Based on these results, the authors intend to continue their theoretical and experimental research by focusing on the following aspects:

• Considering that the model laws can be obtained not only via a parametric approach (such as MDA) but also via equations and law approaches, the authors intend to perform a comparative analysis (theoretical and experimental) of their own MLs with dimensionless quantities in the abovementioned approaches in real fire scenarios. In the authors’ opinion, the results of these comparisons will be of interest to specialists and enable them to improve their own MDA approach in the context of real fires.

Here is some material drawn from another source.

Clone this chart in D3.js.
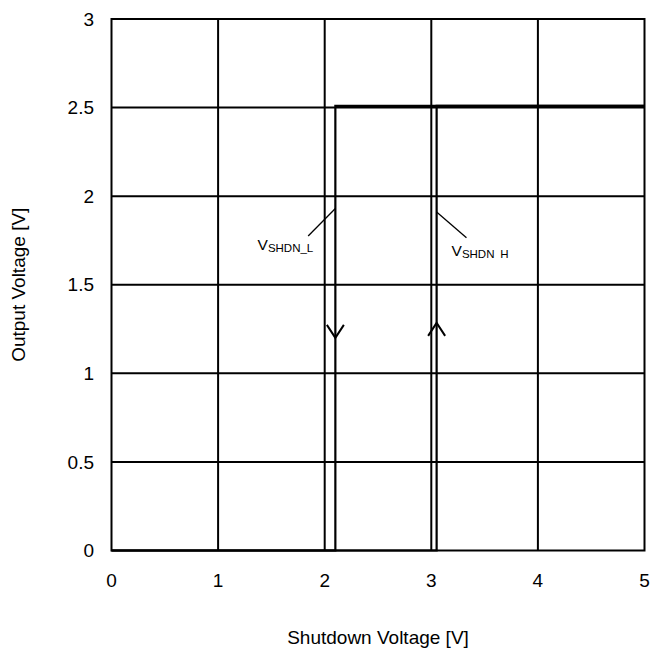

• The results obtained can be extended to other significant structural elements subjected to fire;
• The MDA approach can be involved in the methodology used to describe complex fires, verifying if the elements of ML, such as the entire deduced ML, remain valid for these complex burning phenomena;
• A generalization of the MDA methodology regarding structural elements with an asymmetric cross-section could also be carried out in the near future by the authors;
• Similarly, FEM results can also be involved in this extension/generalization process;
• In addition, based on the measurement results, it can be proven whether the FEM model is adequate or needs to be improved for a more accurate description of heat flux propagation;
• The authors also propose the establishment of databases using these theoretical and experimental results to help designers and specialists in the field;
• In addition, MDA can also be used in the fire protection of different sorts of materials, including steel, but also those with a suitable λ thermal conductivity; in this sense, the inferred MLs need to be revalidated via other, more suitable experimental investigations.